El jueves, el rastro de la fecundidad del cantautor mendocino y su fundamento los traería en el corazón y en las canciones la cálida y talentosa entrerriana Marita Londra, quien fuera su compañera y a la vez autora de úsicas de varias de sus letras. A su lado, Martín Castro, el virtuoso guitarrista que la acompañó, sólo quiso agradecerle a Marziali haberle enseñado "el sentido de la música desde la palabra".
La sutileza del sonido la pone siempre el delicado Luis Ariel Nogués, que encuentra allí su remanso. Otra vez, este año la reunión está coordinada por Jorge Felippa, con la asistencia de Patricia Coppola.
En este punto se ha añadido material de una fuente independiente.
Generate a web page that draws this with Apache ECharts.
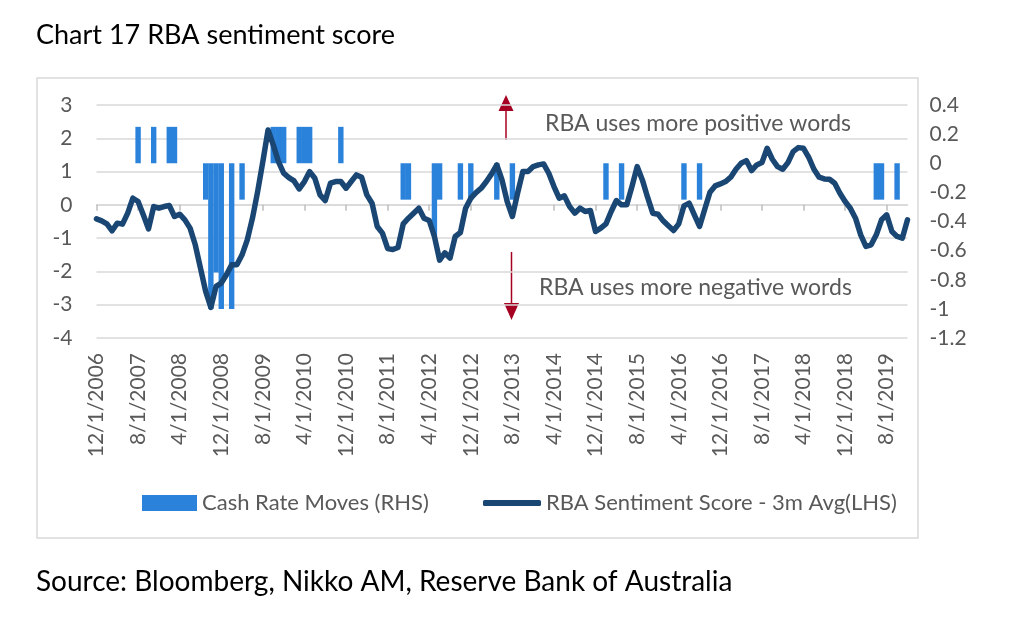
<!DOCTYPE html>
<html>
<head>
<meta charset="utf-8">
<script src="https://cdn.jsdelivr.net/npm/echarts@6/dist/echarts.min.js"></script>
<style>
  html, body { margin: 0; padding: 0; background: #fff; }
  #chart { width: 1024px; height: 622px; }
</style>
</head>
<body>
<div id="chart"></div>
<script>
// monthly categories, Dec 2006 .. Dec 2019
const startYear = 2006
const startMonth = 12
const monthCount = 157
const months = []
for (let i = 0; i < monthCount; i++) {
  let m = (startMonth - 1 + i) % 12 + 1
  let y = startYear + Math.floor((startMonth - 1 + i) / 12)
  months.push(m + '/1/' + y)
}

// RBA sentiment score, 3m avg (LHS)
const sentiment = [
  -0.42, -0.48, -0.57, -0.78, -0.55, -0.58, -0.25, 0.2, 0.1, -0.3,
  -0.72, -0.05, -0.1, -0.05, -0.02, -0.35, -0.28, -0.45, -0.7, -1.2,
  -1.9, -2.6, -3.08, -2.45, -2.35, -2.1, -1.8, -1.8, -1.5, -1.05,
  -0.4, 0.4, 1.3, 2.25, 1.8, 1.3, 0.95, 0.82, 0.72, 0.48,
  0.7, 1.0, 0.8, 0.3, 0.13, 0.65, 0.7, 0.7, 0.5, 0.7,
  0.9, 0.83, 0.3, 0.05, -0.65, -0.85, -1.31, -1.34, -1.28, -0.57,
  -0.4, -0.25, -0.1, -0.4, -0.47, -0.95, -1.66, -1.44, -1.6, -0.95,
  -0.83, -0.1, 0.2, 0.37, 0.5, 0.7, 0.93, 1.2, 0.75, 0.1,
  -0.35, 0.35, 1.0, 1.0, 1.15, 1.2, 1.23, 0.95, 0.55, 0.2,
  0.27, -0.05, -0.25, -0.1, -0.2, -0.17, -0.8, -0.7, -0.57, -0.2,
  0.13, 0.0, 0.0, 0.55, 1.15, 0.75, 0.23, -0.25, -0.28, -0.48,
  -0.63, -0.77, -0.57, -0.03, 0.05, -0.3, -0.65, -0.13, 0.38, 0.57,
  0.63, 0.7, 0.83, 1.07, 1.25, 1.33, 1.03, 1.2, 1.27, 1.7,
  1.37, 1.15, 1.07, 1.27, 1.6, 1.72, 1.7, 1.43, 1.07, 0.83,
  0.78, 0.77, 0.65, 0.35, 0.1, -0.1, -0.4, -0.9, -1.25, -1.2,
  -0.9, -0.45, -0.3, -0.8, -0.95, -1.0, -0.45
]

// cash rate moves (RHS), % points
const moveMonths = [
  '8/1/2007', '11/1/2007', '2/1/2008', '3/1/2008',
  '9/1/2008', '10/1/2008', '11/1/2008', '12/1/2008', '2/1/2009', '4/1/2009',
  '10/1/2009', '11/1/2009', '12/1/2009', '3/1/2010', '4/1/2010', '5/1/2010', '11/1/2010',
  '11/1/2011', '12/1/2011', '5/1/2012', '6/1/2012', '10/1/2012', '12/1/2012',
  '5/1/2013', '8/1/2013', '2/1/2015', '5/1/2015', '5/1/2016', '8/1/2016',
  '6/1/2019', '7/1/2019', '10/1/2019'
]
const moveSizes = [
  0.25, 0.25, 0.25, 0.25,
  -0.25, -1.0, -0.75, -1.0, -1.0, -0.25,
  0.25, 0.25, 0.25, 0.25, 0.25, 0.25, 0.25,
  -0.25, -0.25, -0.5, -0.25, -0.25, -0.25,
  -0.25, -0.25, -0.25, -0.25, -0.25, -0.25,
  -0.25, -0.25, -0.25
]

const leftTicks = { min: -4, max: 3, interval: 1 }
const rightTicks = { min: -1.2, max: 0.4, interval: 0.2 }

const cashRate = months.map(() => null)
moveMonths.forEach((m, i) => {
  cashRate[months.indexOf(m)] = moveSizes[i]
})

const font = 'Lato, "Open Sans", sans-serif'
const grey = '#595959'
const arrowRed = '#a50021'
const barBlue = '#2a82da'
const lineBlue = '#1a4674'

const chart = echarts.init(document.getElementById('chart'))

chart.setOption({
  animation: false,
  legend: [
    {
      left: 137,
      top: 487,
      itemWidth: 55,
      itemHeight: 16,
      textStyle: { fontFamily: font, fontSize: 22, color: grey },
      data: [{ name: 'Cash Rate Moves (RHS)', icon: 'rect' }]
    },
    {
      left: 478,
      top: 487,
      itemWidth: 58,
      itemHeight: 6,
      textStyle: { fontFamily: font, fontSize: 22, color: grey },
      data: [{ name: 'RBA Sentiment Score - 3m Avg(LHS)', icon: 'roundRect' }]
    }
  ],
  grid: { left: 96.5, right: 116.5, top: 105, bottom: 284, containLabel: false },
  xAxis: [
    {
      type: 'category',
      data: months,
      boundaryGap: false,
      axisLine: { show: false, onZero: false },
      axisTick: { show: false },
      axisLabel: {
        interval: 7,
        rotate: 90,
        margin: 15,
        fontFamily: font,
        fontSize: 21,
        color: grey
      }
    },
    {
      type: 'category',
      data: months,
      position: 'bottom',
      boundaryGap: false,
      axisLine: { show: true, onZero: true, onZeroAxisIndex: 0, lineStyle: { color: '#d9d9d9', width: 1.5 } },
      axisTick: { show: true, interval: 7, length: 6, lineStyle: { color: '#bfbfbf', width: 1.5 } },
      axisLabel: { show: false },
      splitLine: { show: false }
    }
  ],
  yAxis: [
    {
      type: 'value',
      min: leftTicks.min,
      max: leftTicks.max,
      interval: leftTicks.interval,
      axisLine: { show: false },
      axisTick: { show: false },
      splitLine: { lineStyle: { color: '#d9d9d9', width: 1.5 } },
      axisLabel: { margin: 24, fontFamily: font, fontSize: 21, color: grey }
    },
    {
      type: 'value',
      min: rightTicks.min,
      max: rightTicks.max,
      interval: rightTicks.interval,
      axisLine: { show: false },
      axisTick: { show: false },
      splitLine: { show: false },
      axisLabel: {
        margin: 22,
        fontFamily: font,
        fontSize: 21,
        color: grey,
        formatter: (v) => String(Math.round(v * 10) / 10)
      }
    }
  ],
  series: [
    {
      name: 'Cash Rate Moves (RHS)',
      type: 'bar',
      yAxisIndex: 1,
      data: cashRate,
      barWidth: 5.4,
      itemStyle: { color: barBlue },
      z: 2
    },
    {
      name: 'RBA Sentiment Score - 3m Avg(LHS)',
      type: 'line',
      yAxisIndex: 0,
      data: sentiment,
      symbol: 'none',
      lineStyle: { color: lineBlue, width: 5.5, join: 'round', cap: 'round' },
      itemStyle: { color: lineBlue },
      z: 3
    }
  ],
  graphic: [
    {
      type: 'rect',
      shape: { x: 37, y: 78, width: 881, height: 460 },
      style: { fill: 'none', stroke: '#d9d9d9', lineWidth: 1.5 },
      silent: true
    },
    {
      type: 'line',
      shape: { x1: 506, y1: 140, x2: 506, y2: 108 },
      style: { stroke: arrowRed, lineWidth: 1.5 }
    },
    {
      type: 'polygon',
      shape: { points: [[498.5, 111], [513.5, 111], [506, 95]] },
      style: { fill: arrowRed }
    },
    {
      type: 'line',
      shape: { x1: 511.5, y1: 252, x2: 511.5, y2: 306 },
      style: { stroke: arrowRed, lineWidth: 1.5 }
    },
    {
      type: 'polygon',
      shape: { points: [[504, 303], [519, 303], [511.5, 320]] },
      style: { fill: arrowRed }
    },
    {
      type: 'text',
      x: 545,
      y: 124,
      style: {
        text: 'RBA uses more positive words',
        font: '23px ' + font,
        fill: grey,
        textVerticalAlign: 'middle'
      }
    },
    {
      type: 'text',
      x: 539,
      y: 288,
      style: {
        text: 'RBA uses more negative words',
        font: '23px ' + font,
        fill: grey,
        textVerticalAlign: 'middle'
      }
    },
    {
      type: 'text',
      x: 36,
      y: 35,
      style: {
        text: 'Chart 17 RBA sentiment score',
        font: '27px ' + font,
        fill: '#000',
        textVerticalAlign: 'middle'
      }
    },
    {
      type: 'text',
      x: 36,
      y: 582,
      style: {
        text: 'Source: Bloomberg, Nikko AM, Reserve Bank of Australia',
        font: '28px ' + font,
        fill: '#000',
        textVerticalAlign: 'middle'
      }
    }
  ]
})
</script>
</body>
</html>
Las escenas de palabras saboreadas en el silencio que se cuenta aquí se vivieron el martes. Pero se parecen a las de cada noche. También pasaron el lunes, con el bello momento de Clara Cantore a solas con su bajo cantando La muerte del angelito, o con los poemas marcados por el exilio en la niñez ("... Cerrar los sobres para los abuelos con ganas de meterse adentro") de Miguel Martínez Naón.
Los músicos, cantautores y cantores, que se presentan en el Encuentro no actúan generalmente en la plaza, pero suman una legión de talentos con gran trayectoria como Pancho Cabral, Coqui Ortiz, Mario Díaz, Vivi Pozzebón, Juan Arabel.
Y a veces, en la penumbra sigilosa, es un estremecimiento largo el que puede quedar tendido en la quietud del patio más allá del filo de la medianoche. Así pasó el martes, cuando la sustanciosa coplera salteña Mariana Carrizo, con su caja y su larga trenza negra, sacó de lo profundo de su voz de Puna una versión desolada y reveladora de Vidala para mi sombra, de Julio Espinosa.
El silencio que siguió nos encontró con los ojos sobre nuestra propia sombra: acaso su constancia inclaudicable es la única prueba de que estamos de pie, el último refugio de la última soledad.